Recorded data
******************************
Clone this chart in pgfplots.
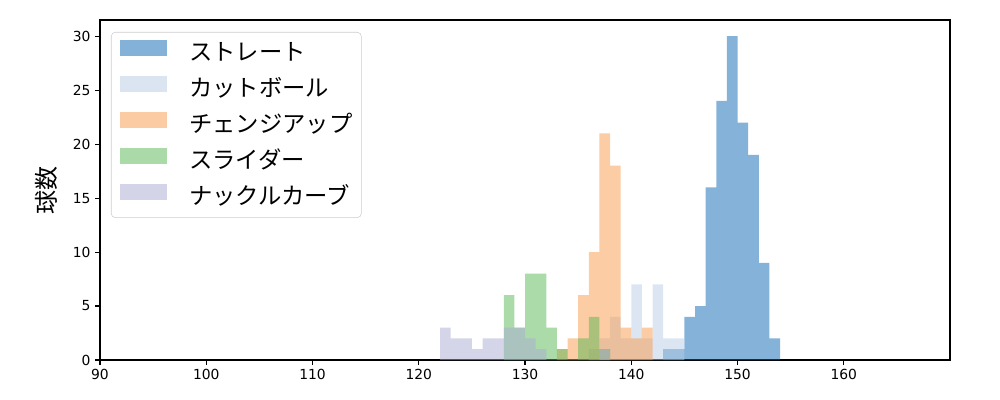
\documentclass[border=0pt]{standalone}
\usepackage{fontspec}
\setmainfont{DejaVu Sans}
\newfontfamily\cjk{Noto Sans CJK JP}
\usepackage{pgfplots}
\pgfplotsset{compat=1.18}

\definecolor{cStraight}{RGB}{9,101,177}
\definecolor{cCutter}{RGB}{185,205,229}
\definecolor{cChange}{RGB}{249,153,73}
\definecolor{cSlider}{RGB}{87,183,81}
\definecolor{cKnuckle}{RGB}{171,171,213}

\pgfplotsset{
  hist/.style={ybar interval, draw=none, fill=#1, fill opacity=0.5,
    legend image code/.code={\fill[#1, fill opacity=0.5, sharp corners] (0pt,-0.5pt) rectangle (35pt,11.5pt);}},
}

\begin{document}
\begin{tikzpicture}
\begin{axis}[
  name=ax,
  scale only axis,
  width=637.5pt, height=255pt,
  xmin=90, xmax=170,
  ymin=0, ymax=31.5,
  xtick={90,100,...,160},
  ytick={0,5,...,30},
  xtick pos=bottom, ytick pos=left,
  tick align=outside,
  major tick length=3.6pt,
  tick style={black, line width=0.8pt},
  axis line style={black, line width=0.8pt},
  /pgf/number format/assume math mode=true,
  tick label style={font=\fontsize{10.4}{12}\selectfont},
  ylabel={\cjk 球数},
  ylabel style={font=\fontsize{18}{20}\selectfont, at={(axis description cs:-0.063,0.5)}, anchor=center},
  legend style={at={(0,1)}, anchor=north west, xshift=8.25pt, yshift=-9pt,
    draw=black!20, rounded corners=3pt, fill=white,
    font=\cjk\fontsize{17.5}{20}\selectfont,
    inner xsep=6.5pt, inner ysep=5.5pt,
    row sep=7pt, column sep=0pt,
    nodes={inner sep=0pt, text height=13pt, text depth=4pt}},
  legend cell align=left,
]
\addplot[hist=cStraight] coordinates {
  (143,1)(144,1)(145,4)(146,5)(147,16)(148,24)(149,30)(150,22)(151,19)(152,9)(153,2)(154,0)
};
\addplot[hist=cCutter] coordinates {
  (136,1)(137,2)(138,4)(139,2)(140,7)(141,2)(142,7)(143,2)(144,2)(145,0)
};
\addplot[hist=cChange] coordinates {
  (133,1)(134,2)(135,6)(136,10)(137,21)(138,18)(139,3)(140,2)(141,3)(142,0)
};
\addplot[hist=cSlider] coordinates {
  (128,6)(129,3)(130,8)(131,8)(132,3)(133,1)(134,0)(135,2)(136,4)(137,1)(138,0)
};
\addplot[hist=cKnuckle] coordinates {
  (122,3)(123,2)(124,2)(125,1)(126,2)(127,2)(128,3)(129,3)(130,2)(131,1)(132,0)
  (133,0)(134,0)(135,0)(136,0)(137,1)(138,0)
};
\legend{\hspace{17pt}ストレート,\hspace{17pt}カットボール,\hspace{17pt}チェンジアップ,\hspace{17pt}スライダー,\hspace{17pt}ナックルカーブ}
\end{axis}
\pgfresetboundingbox
\path[use as bounding box] ([xshift=-75pt,yshift=-30pt]ax.south west) rectangle ([xshift=37.5pt,yshift=15pt]ax.north east);
\end{tikzpicture}
\end{document}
******************************
Job
Would you return the data exactly as written, without the pictures?

Response for this exercise
Clone this chart in pgfplots.
\documentclass[border=0pt]{standalone}
\usepackage{fontspec}
\setmainfont{DejaVu Sans}
\newfontfamily\cjk{Noto Sans CJK JP}
\usepackage{pgfplots}
\pgfplotsset{compat=1.18}

\definecolor{cStraight}{RGB}{9,101,177}
\definecolor{cCutter}{RGB}{185,205,229}
\definecolor{cChange}{RGB}{249,153,73}
\definecolor{cSlider}{RGB}{87,183,81}
\definecolor{cKnuckle}{RGB}{171,171,213}

\pgfplotsset{
  hist/.style={ybar interval, draw=none, fill=#1, fill opacity=0.5,
    legend image code/.code={\fill[#1, fill opacity=0.5, sharp corners] (0pt,-0.5pt) rectangle (35pt,11.5pt);}},
}

\begin{document}
\begin{tikzpicture}
\begin{axis}[
  name=ax,
  scale only axis,
  width=637.5pt, height=255pt,
  xmin=90, xmax=170,
  ymin=0, ymax=31.5,
  xtick={90,100,...,160},
  ytick={0,5,...,30},
  xtick pos=bottom, ytick pos=left,
  tick align=outside,
  major tick length=3.6pt,
  tick style={black, line width=0.8pt},
  axis line style={black, line width=0.8pt},
  /pgf/number format/assume math mode=true,
  tick label style={font=\fontsize{10.4}{12}\selectfont},
  ylabel={\cjk 球数},
  ylabel style={font=\fontsize{18}{20}\selectfont, at={(axis description cs:-0.063,0.5)}, anchor=center},
  legend style={at={(0,1)}, anchor=north west, xshift=8.25pt, yshift=-9pt,
    draw=black!20, rounded corners=3pt, fill=white,
    font=\cjk\fontsize{17.5}{20}\selectfont,
    inner xsep=6.5pt, inner ysep=5.5pt,
    row sep=7pt, column sep=0pt,
    nodes={inner sep=0pt, text height=13pt, text depth=4pt}},
  legend cell align=left,
]
\addplot[hist=cStraight] coordinates {
  (143,1)(144,1)(145,4)(146,5)(147,16)(148,24)(149,30)(150,22)(151,19)(152,9)(153,2)(154,0)
};
\addplot[hist=cCutter] coordinates {
  (136,1)(137,2)(138,4)(139,2)(140,7)(141,2)(142,7)(143,2)(144,2)(145,0)
};
\addplot[hist=cChange] coordinates {
  (133,1)(134,2)(135,6)(136,10)(137,21)(138,18)(139,3)(140,2)(141,3)(142,0)
};
\addplot[hist=cSlider] coordinates {
  (128,6)(129,3)(130,8)(131,8)(132,3)(133,1)(134,0)(135,2)(136,4)(137,1)(138,0)
};
\addplot[hist=cKnuckle] coordinates {
  (122,3)(123,2)(124,2)(125,1)(126,2)(127,2)(128,3)(129,3)(130,2)(131,1)(132,0)
  (133,0)(134,0)(135,0)(136,0)(137,1)(138,0)
};
\legend{\hspace{17pt}ストレート,\hspace{17pt}カットボール,\hspace{17pt}チェンジアップ,\hspace{17pt}スライダー,\hspace{17pt}ナックルカーブ}
\end{axis}
\pgfresetboundingbox
\path[use as bounding box] ([xshift=-75pt,yshift=-30pt]ax.south west) rectangle ([xshift=37.5pt,yshift=15pt]ax.north east);
\end{tikzpicture}
\end{document}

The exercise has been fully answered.